When I showed the sketch to Dot (Ayer) Larrabee, she studied it a bit and said, “They used to have dances in that barn. But that isn’t how I remember it. I’m not sure it is the right one.”(Of course, Dot was living in West Danville as a young woman and had the benefit of the elegant Point Comfort dance hall.) Winona Gadapee dropped in, and her memory is almost always a sure thing.

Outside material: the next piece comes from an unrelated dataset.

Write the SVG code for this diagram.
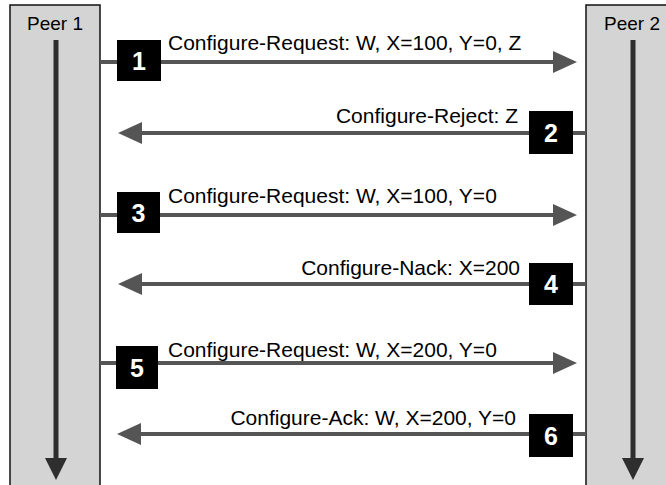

“That was part of the Smith house,” she said, holding the sketch in her hand. Things looked a little dim for identification as she began shaking her head in confusion. I got a phone call just then and Winona kept the sketch in hand for quite a span. When I hung up, she said, “Don’t throw the idea away, though,” she said. “My parents took me to some dances in the barn on Route 2 and that may be where we came in,” she said, her finger tracing the slanted shed. “And that looks like where we stood inside,” she said, pointing this time to the shed dormer. There was a lot of room for dancing up there.” She also informed me that it had burned in 1950 and her husband, Arnie, had helped fight the fire.

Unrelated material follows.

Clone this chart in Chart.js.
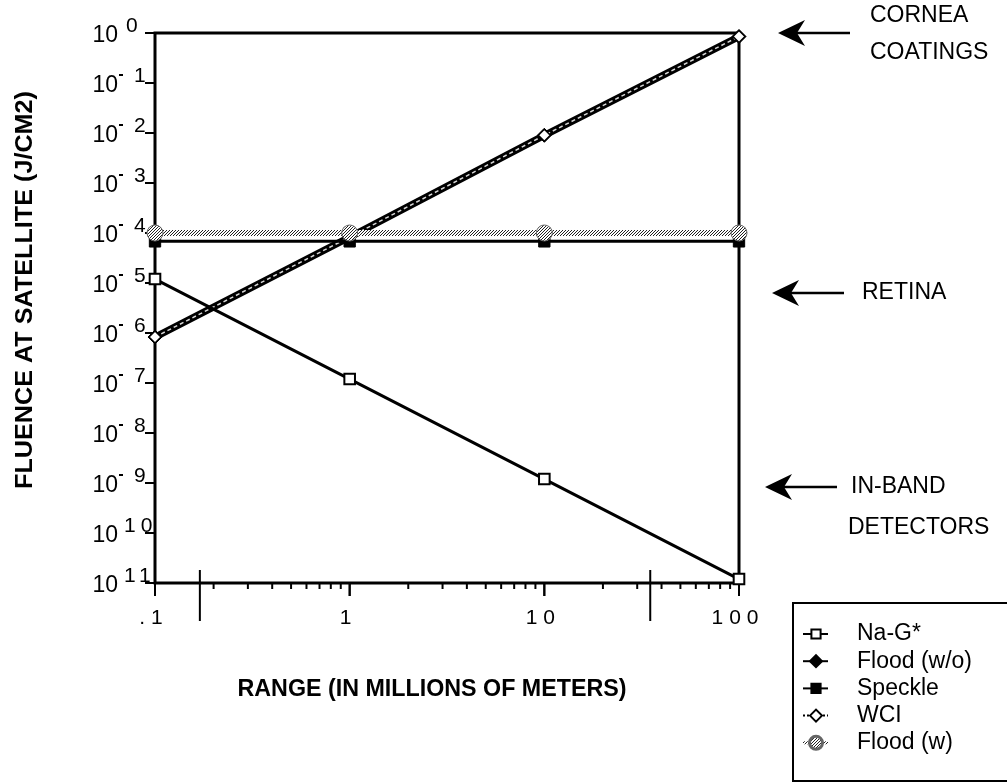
<!DOCTYPE html>
<html>
<head>
<meta charset="utf-8">
<script src="https://cdn.jsdelivr.net/npm/chart.js@4.4.1/dist/chart.umd.min.js"></script>
<style>
  html, body { margin: 0; padding: 0; background: #fff; }
  #wrap { width: 1007px; height: 783px; }
</style>
</head>
<body>
<div id="wrap"><canvas id="chart" width="1007" height="783"></canvas></div>
<script>
"use strict";
// range in millions of meters
var ranges = [0.1, 1, 10, 100];
// fluence at satellite (J/cm2)
var naG = [1.2e-5, 1.2e-7, 1.2e-9, 1.2e-11];
var floodWo = [8.3e-7, 8.3e-5, 9e-3, 0.85];
var speckle = [6.8e-5, 6.8e-5, 6.8e-5, 6.8e-5];
var wci = [8.3e-7, 8.3e-5, 9e-3, 0.85];
var floodW = [1e-4, 1e-4, 1e-4, 1e-4];

var seriesLabels = ['Na-G*', 'Flood (w/o)', 'Speckle', 'WCI', 'Flood (w)'];
var xTickValues = [0.1, 1, 10, 100];
var xTickLabels = ['.1', '1', '10', '100'];
var yExponents = [0, -1, -2, -3, -4, -5, -6, -7, -8, -9, -10, -11];

// damage thresholds marked on the right
var notes = [
    { lines: ['CORNEA', 'COATINGS'], value: 1 },
    { lines: ['RETINA'], value: 6.3e-6 },
    { lines: ['IN-BAND', 'DETECTORS'], value: 8.3e-10 }
];

var FONT = '"Liberation Sans", Arial, Helvetica, sans-serif';

function pts(values) {
    return ranges.map(function (r, i) { return { x: r, y: values[i] }; });
}

function makePattern(dark, light, size) {
    var c = document.createElement('canvas');
    c.width = size; c.height = size;
    var g = c.getContext('2d');
    g.fillStyle = light;
    g.fillRect(0, 0, size, size);
    g.fillStyle = dark;
    g.fillRect(0, 0, 1, 1);
    g.fillRect(2, 1, 1, 1);
    g.fillRect(1, 2, 1, 1);
    return g.createPattern(c, 'repeat');
}

var hatch = makePattern('#222', '#fff', 3);

function txt(ctx, s, x, y, font, align, width, spacing) {
    ctx.save();
    ctx.font = font;
    ctx.textBaseline = 'middle';
    ctx.textAlign = align || 'left';
    if (spacing) {
        ctx.letterSpacing = spacing + 'px';
        if (align === 'center') x += spacing / 2;
    }
    var k = 1;
    if (width) k = width / ctx.measureText(s).width;
    ctx.translate(x, y);
    ctx.scale(k, 1);
    ctx.fillStyle = '#000';
    ctx.fillText(s, 0, 0);
    ctx.restore();
}

function arrow(ctx, tipX, y, endX) {
    ctx.save();
    ctx.fillStyle = '#000';
    ctx.strokeStyle = '#000';
    ctx.lineWidth = 2.5;
    ctx.beginPath();
    ctx.moveTo(tipX + 18, y);
    ctx.lineTo(endX, y);
    ctx.stroke();
    ctx.beginPath();
    ctx.moveTo(tipX, y);
    ctx.lineTo(tipX + 27, y - 13);
    ctx.lineTo(tipX + 19, y);
    ctx.lineTo(tipX + 27, y + 13);
    ctx.closePath();
    ctx.fill();
    ctx.restore();
}

var axesPlugin = {
    id: 'axesPlugin',
    beforeDatasetsDraw: function (chart) {
        var ctx = chart.ctx, a = chart.chartArea;
        var xs = chart.scales.x, ys = chart.scales.y;
        ctx.save();
        ctx.strokeStyle = '#000';
        ctx.lineWidth = 3;
        ctx.strokeRect(a.left, a.top, a.right - a.left, a.bottom - a.top);

        // y decade ticks
        ctx.lineWidth = 2;
        yExponents.forEach(function (e) {
            var y = ys.getPixelForValue(Math.pow(10, e));
            ctx.beginPath();
            ctx.moveTo(a.left - 10, y);
            ctx.lineTo(a.left, y);
            ctx.stroke();
        });

        // x minor and major ticks
        for (var d = 0.1; d < 100; d *= 10) {
            for (var m = 1; m <= 10; m++) {
                var x = xs.getPixelForValue(d * m);
                var len = (m === 1 || m === 10) ? 13 : 6;
                ctx.beginPath();
                ctx.moveTo(x, a.bottom);
                ctx.lineTo(x, a.bottom + len);
                ctx.stroke();
            }
        }

        // cut marks on the range axis
        [0.17, 35].forEach(function (v) {
            var x = xs.getPixelForValue(v);
            ctx.beginPath();
            ctx.moveTo(x, a.bottom - 13);
            ctx.lineTo(x, a.bottom + 38);
            ctx.stroke();
        });
        ctx.restore();
    },
    afterDraw: function (chart) {
        var ctx = chart.ctx;
        var xs = chart.scales.x, ys = chart.scales.y;

        // y tick labels 10^n
        yExponents.forEach(function (e) {
            var y = ys.getPixelForValue(Math.pow(10, e));
            txt(ctx, '10', 118, y + 3, '23px ' + FONT, 'right');
            var ex = String(Math.abs(e));
            if (e < 0 && ex.length === 1) {
                ctx.fillStyle = '#000';
                ctx.fillRect(119, y - 9, 4, 2);
            }
            var left = e === 0 ? 126 : (ex.length > 1 ? 124 : 134);
            txt(ctx, ex, left, y - 7, '21px ' + FONT, 'left', null, ex.length > 1 ? 5 : 0);
        });

        // x tick labels
        xTickValues.forEach(function (v, i) {
            var x = xs.getPixelForValue(v);
            txt(ctx, xTickLabels[i], x - 4, 618, '21px ' + FONT, 'center', null, 6);
        });

        // axis titles
        txt(ctx, 'RANGE (IN MILLIONS OF METERS)', 432, 690, 'bold 23px ' + FONT, 'center', 389);
        ctx.save();
        ctx.translate(25, 290);
        ctx.rotate(-Math.PI / 2);
        txt(ctx, 'FLUENCE AT SATELLITE (J/CM2)', 0, 0, 'bold 24px ' + FONT, 'center', 398);
        ctx.restore();

        // threshold notes
        notes.forEach(function (n, i) {
            var y = ys.getPixelForValue(n.value);
            var tip = [778, 772, 765][i];
            arrow(ctx, tip, y, tip + 72);
            if (n.lines.length === 1) {
                txt(ctx, n.lines[0], 862, y, '23px ' + FONT, 'left');
            } else {
                var top = i === 0 ? 16 : y;
                txt(ctx, n.lines[0], i === 0 ? 870 : 851, top, '23px ' + FONT, 'left');
                txt(ctx, n.lines[1], i === 0 ? 870 : 848, top + (i === 0 ? 37 : 41), '23px ' + FONT, 'left');
            }
        });

        // legend
        ctx.save();
        ctx.strokeStyle = '#000';
        ctx.lineWidth = 2;
        ctx.strokeRect(793, 603, 230, 178);
        chart.data.datasets.forEach(function (ds, i) {
            var y = 634 + i * 27.2;
            ctx.save();
            ctx.strokeStyle = i === 3 ? '#000' : ds.borderColor;
            ctx.lineWidth = i === 4 ? 3 : 2;
            ctx.setLineDash(i === 3 ? [2, 2] : []);
            ctx.beginPath();
            ctx.moveTo(803, y);
            ctx.lineTo(828, y);
            ctx.stroke();
            ctx.setLineDash([]);
            ctx.fillStyle = ds.pointBackgroundColor;
            ctx.strokeStyle = ds.pointBorderColor;
            Chart.helpers.drawPoint(ctx, {
                pointStyle: ds.pointStyle,
                radius: ds.pointStyle === 'rectRot' ? 6 : 6.5,
                borderWidth: 1.5,
                rotation: 0
            }, 816, y);
            ctx.restore();
            txt(ctx, seriesLabels[i], 857, y, '23px ' + FONT, 'left');
        });
        ctx.restore();
    }
};

var ctx = document.getElementById('chart');
new Chart(ctx, {
    type: 'line',
    data: {
        datasets: [{
            label: seriesLabels[0],
            data: pts(naG),
            borderColor: '#000',
            borderWidth: 3,
            pointStyle: 'rect',
            pointRadius: 7.5,
            pointBorderWidth: 2,
            pointBackgroundColor: '#fff',
            pointBorderColor: '#000',
            order: 0
        }, {
            label: seriesLabels[1],
            data: pts(floodWo),
            borderColor: '#000',
            borderWidth: 7,
            pointStyle: 'rectRot',
            pointRadius: 7,
            pointBorderWidth: 1,
            pointBackgroundColor: '#000',
            pointBorderColor: '#000',
            order: 4
        }, {
            label: seriesLabels[2],
            data: pts(speckle),
            borderColor: '#000',
            borderWidth: 3,
            pointStyle: 'rect',
            pointRadius: 8,
            pointBorderWidth: 1,
            pointBackgroundColor: '#000',
            pointBorderColor: '#000',
            order: 2
        }, {
            label: seriesLabels[3],
            data: pts(wci),
            borderColor: '#d8d8d8',
            borderWidth: 1.5,
            borderDash: [4, 3],
            pointStyle: 'rectRot',
            pointRadius: 6,
            pointBorderWidth: 1.5,
            pointBackgroundColor: '#fff',
            pointBorderColor: '#000',
            order: 3
        }, {
            label: seriesLabels[4],
            data: pts(floodW),
            borderColor: hatch,
            borderWidth: 6,
            pointStyle: 'circle',
            pointRadius: 8,
            pointBorderWidth: 1,
            pointBackgroundColor: hatch,
            pointBorderColor: '#666',
            order: 1
        }]
    },
    options: {
        responsive: false,
        devicePixelRatio: 1,
        animation: false,
        layout: { padding: { left: 155, right: 268, top: 33, bottom: 200 } },
        elements: { line: { tension: 0 } },
        datasets: { line: { clip: false } },
        plugins: {
            legend: { display: false },
            tooltip: { enabled: false },
            title: { display: false }
        },
        scales: {
            x: { type: 'logarithmic', min: 0.1, max: 100, display: false },
            y: { type: 'logarithmic', min: 1e-11, max: 1, display: false }
        }
    },
    plugins: [axesPlugin]
});
</script>
</body>
</html>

I went back into the archives and brought out a 1929 all-class photo of Phillips Academy, and we looked at the Smith place, house and barn, which are in the background of that photo. The roof of that barn isn’t gambrel. We know that Jane and Guil Kitchel own a barn now on that location, a nice newer-looking red one right on Route 2. It has a gambrel roof, but it is a far cry from the barn in the sketch. Did Guil build a new one in the old one’s place?
On my way home that evening, I happened to meet up with Robin; the note card was in my hand, and I explained that the barn was somewhat of a mystery. I was wondering if she may have been mistaken in her note taking. “I sat right across the road and sketched it!” she said without hesitation. I had to find figure this one out.
First, I called Guil, who is very attentive to details when it comes to history. When I explained the conundrum, he said his barn (the red one) was built in 1941. He also said there was a fire in 1950, started by a disgruntled hired man in the hay loft, but the barn had been saved. “You can see where some of the clapboards have been scorched,” he said.
With this new information, I went back with my camera the next morning. I still had the sketch in hand and when Guil came out to visit about it, he held the note card in his hand and nodded. “This is how it looked when we got it in the 80’s,” he said. We looked at the red barn from all angles. He explained the different things he had done to it, including taking all the old appendages off and clearing the foliage. Even the tin cupola, popular and inexpensive in the 40’s, was unstable and had to be taken down. “It’s a good barn, though,” he said, “great place for storage.” On the back, he showed me the scorched clapboards. “I had to replace the front ones, because they were rotted, but I haven’t replaced these yet.”
I called Winona and told her all about it, asking for any stories she may have about the dances. “Oh my, I was just in junior high. My mom and dad took me to them. I remember thinking the Hale boy was pretty cute, and he was there. Mom and Dad didn’t much like that, but they took him home that night in the back of the pickup. They were clean dances,” she said, “country style with a band.” They did square and string dances. “The barn seems smaller, now. There was room for a lot of dancers,” she said.
Talk about synchronicity. Glenn Badger from Danbury, CT, son of Geneva and Phil Badger, walked into Historical House the next day. His family was living in the Smith house during this period of time. He well remembers the dances held in the barn. His Aunt Maggie, who was in a wheelchair, took tickets and his parents set up a concession stand just inside the door at the top of the high drive. “Steamed hot dogs and that sort of thing,” he said. “Danville was a dry town in those days,” said Glenn. “People would keep alcohol in their cars and would go in and out for that.” He said the Texas Ramblers, a country band from St. Johnsbury, played and rememeberd in particular a woman named Kay who played the piano and Judge, the leader of the band.
Arnie Gadapee was working at Marty’s where I caught up with him to ask about the fire. It seems it was deer season and he and his buddies, Bob and Bill Beattie, had skipped school and gone deer hunting up at the camp behind Beattie’s. “We could see the fire from up there,” he said, “and we came back to help put it out. I remember getting onto a hose in the stable part of the barn, standing in my sneakers, water up to my knees. Poor Bob was up on the roof and someone swung an axe and hit him in the head with it. I think they had to take him up to Dr. Paulsen for some stitches.” When asked if he knew the story about the hired man starting the fire he said, “Now that you mention it, that rings a bell.”
I called Kate Beattie to see what she remembered about the hired man, but she wasn’t at home. Occie, her son, answered, and when I told him what I was calling about, he said he remembered sitting in school and watching the fire out the window. “Anything about the hired man?” I asked.
“Oh yeah, that’s what people were saying,” he replied.